### Goal
Leave the pictures out, and retype all of the material exactly as written.

### Dataset content
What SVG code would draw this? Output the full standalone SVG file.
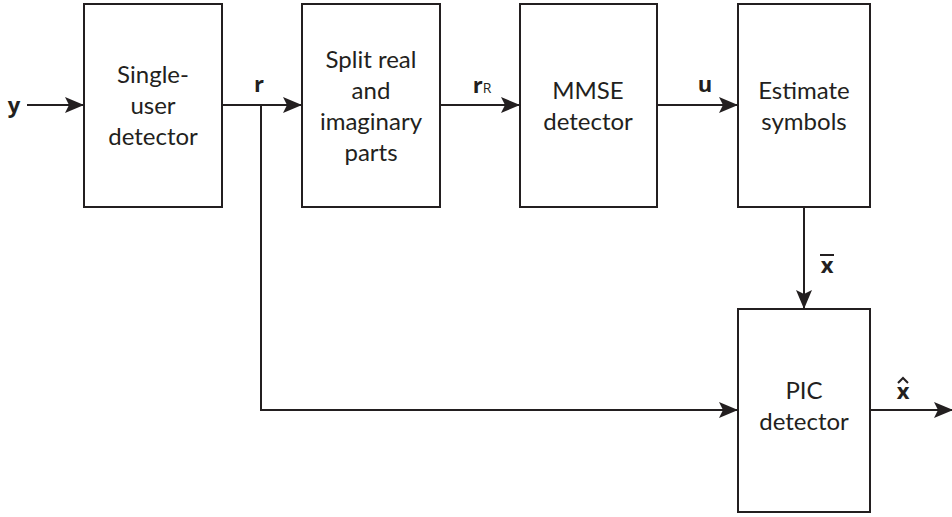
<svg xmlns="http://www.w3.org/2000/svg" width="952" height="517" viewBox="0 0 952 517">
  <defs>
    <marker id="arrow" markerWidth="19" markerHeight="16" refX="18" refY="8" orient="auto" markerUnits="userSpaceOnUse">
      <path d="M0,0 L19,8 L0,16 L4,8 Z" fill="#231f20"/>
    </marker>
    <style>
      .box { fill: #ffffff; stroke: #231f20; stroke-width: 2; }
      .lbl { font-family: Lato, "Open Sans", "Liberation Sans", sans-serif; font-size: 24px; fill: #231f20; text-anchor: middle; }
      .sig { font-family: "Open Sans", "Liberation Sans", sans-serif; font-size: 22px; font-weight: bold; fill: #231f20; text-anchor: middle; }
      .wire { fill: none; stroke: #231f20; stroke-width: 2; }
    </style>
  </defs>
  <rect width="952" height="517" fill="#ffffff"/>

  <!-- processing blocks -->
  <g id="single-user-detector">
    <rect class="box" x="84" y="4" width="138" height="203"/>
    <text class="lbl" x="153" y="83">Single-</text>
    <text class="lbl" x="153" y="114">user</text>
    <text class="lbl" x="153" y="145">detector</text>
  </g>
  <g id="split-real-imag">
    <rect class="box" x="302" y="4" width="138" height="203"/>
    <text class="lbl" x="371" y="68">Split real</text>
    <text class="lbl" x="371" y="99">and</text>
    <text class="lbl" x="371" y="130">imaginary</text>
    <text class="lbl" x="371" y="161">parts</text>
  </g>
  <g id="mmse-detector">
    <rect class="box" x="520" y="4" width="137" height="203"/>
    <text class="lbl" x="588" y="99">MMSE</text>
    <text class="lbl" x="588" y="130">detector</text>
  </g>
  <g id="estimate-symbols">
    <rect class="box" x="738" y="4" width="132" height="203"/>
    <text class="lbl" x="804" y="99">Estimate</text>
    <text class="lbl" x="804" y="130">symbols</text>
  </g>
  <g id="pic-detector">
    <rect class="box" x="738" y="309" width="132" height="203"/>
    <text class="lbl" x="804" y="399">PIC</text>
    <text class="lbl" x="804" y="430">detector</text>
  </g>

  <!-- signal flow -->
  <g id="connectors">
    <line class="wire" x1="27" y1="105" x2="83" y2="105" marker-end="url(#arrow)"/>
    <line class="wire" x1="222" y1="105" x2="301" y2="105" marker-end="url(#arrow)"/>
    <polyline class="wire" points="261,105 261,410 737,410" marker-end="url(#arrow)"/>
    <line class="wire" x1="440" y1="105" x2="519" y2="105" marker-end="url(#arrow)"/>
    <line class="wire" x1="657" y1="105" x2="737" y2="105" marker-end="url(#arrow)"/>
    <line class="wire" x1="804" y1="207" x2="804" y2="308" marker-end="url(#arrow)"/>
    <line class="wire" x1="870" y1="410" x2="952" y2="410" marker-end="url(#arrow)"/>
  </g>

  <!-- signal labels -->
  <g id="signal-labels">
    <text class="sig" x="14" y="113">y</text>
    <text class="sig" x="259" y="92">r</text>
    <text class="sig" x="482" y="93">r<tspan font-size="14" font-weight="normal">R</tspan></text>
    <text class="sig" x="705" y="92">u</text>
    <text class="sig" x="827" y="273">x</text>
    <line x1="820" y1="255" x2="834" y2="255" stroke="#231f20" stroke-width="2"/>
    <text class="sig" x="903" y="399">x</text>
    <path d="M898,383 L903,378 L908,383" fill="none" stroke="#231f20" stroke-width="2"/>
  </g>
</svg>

### Task solution
What SVG code would draw this? Output the full standalone SVG file.
<svg xmlns="http://www.w3.org/2000/svg" width="952" height="517" viewBox="0 0 952 517">
  <defs>
    <marker id="arrow" markerWidth="19" markerHeight="16" refX="18" refY="8" orient="auto" markerUnits="userSpaceOnUse">
      <path d="M0,0 L19,8 L0,16 L4,8 Z" fill="#231f20"/>
    </marker>
    <style>
      .box { fill: #ffffff; stroke: #231f20; stroke-width: 2; }
      .lbl { font-family: Lato, "Open Sans", "Liberation Sans", sans-serif; font-size: 24px; fill: #231f20; text-anchor: middle; }
      .sig { font-family: "Open Sans", "Liberation Sans", sans-serif; font-size: 22px; font-weight: bold; fill: #231f20; text-anchor: middle; }
      .wire { fill: none; stroke: #231f20; stroke-width: 2; }
    </style>
  </defs>
  <rect width="952" height="517" fill="#ffffff"/>

  <!-- processing blocks -->
  <g id="single-user-detector">
    <rect class="box" x="84" y="4" width="138" height="203"/>
    <text class="lbl" x="153" y="83">Single-</text>
    <text class="lbl" x="153" y="114">user</text>
    <text class="lbl" x="153" y="145">detector</text>
  </g>
  <g id="split-real-imag">
    <rect class="box" x="302" y="4" width="138" height="203"/>
    <text class="lbl" x="371" y="68">Split real</text>
    <text class="lbl" x="371" y="99">and</text>
    <text class="lbl" x="371" y="130">imaginary</text>
    <text class="lbl" x="371" y="161">parts</text>
  </g>
  <g id="mmse-detector">
    <rect class="box" x="520" y="4" width="137" height="203"/>
    <text class="lbl" x="588" y="99">MMSE</text>
    <text class="lbl" x="588" y="130">detector</text>
  </g>
  <g id="estimate-symbols">
    <rect class="box" x="738" y="4" width="132" height="203"/>
    <text class="lbl" x="804" y="99">Estimate</text>
    <text class="lbl" x="804" y="130">symbols</text>
  </g>
  <g id="pic-detector">
    <rect class="box" x="738" y="309" width="132" height="203"/>
    <text class="lbl" x="804" y="399">PIC</text>
    <text class="lbl" x="804" y="430">detector</text>
  </g>

  <!-- signal flow -->
  <g id="connectors">
    <line class="wire" x1="27" y1="105" x2="83" y2="105" marker-end="url(#arrow)"/>
    <line class="wire" x1="222" y1="105" x2="301" y2="105" marker-end="url(#arrow)"/>
    <polyline class="wire" points="261,105 261,410 737,410" marker-end="url(#arrow)"/>
    <line class="wire" x1="440" y1="105" x2="519" y2="105" marker-end="url(#arrow)"/>
    <line class="wire" x1="657" y1="105" x2="737" y2="105" marker-end="url(#arrow)"/>
    <line class="wire" x1="804" y1="207" x2="804" y2="308" marker-end="url(#arrow)"/>
    <line class="wire" x1="870" y1="410" x2="952" y2="410" marker-end="url(#arrow)"/>
  </g>

  <!-- signal labels -->
  <g id="signal-labels">
    <text class="sig" x="14" y="113">y</text>
    <text class="sig" x="259" y="92">r</text>
    <text class="sig" x="482" y="93">r<tspan font-size="14" font-weight="normal">R</tspan></text>
    <text class="sig" x="705" y="92">u</text>
    <text class="sig" x="827" y="273">x</text>
    <line x1="820" y1="255" x2="834" y2="255" stroke="#231f20" stroke-width="2"/>
    <text class="sig" x="903" y="399">x</text>
    <path d="M898,383 L903,378 L908,383" fill="none" stroke="#231f20" stroke-width="2"/>
  </g>
</svg>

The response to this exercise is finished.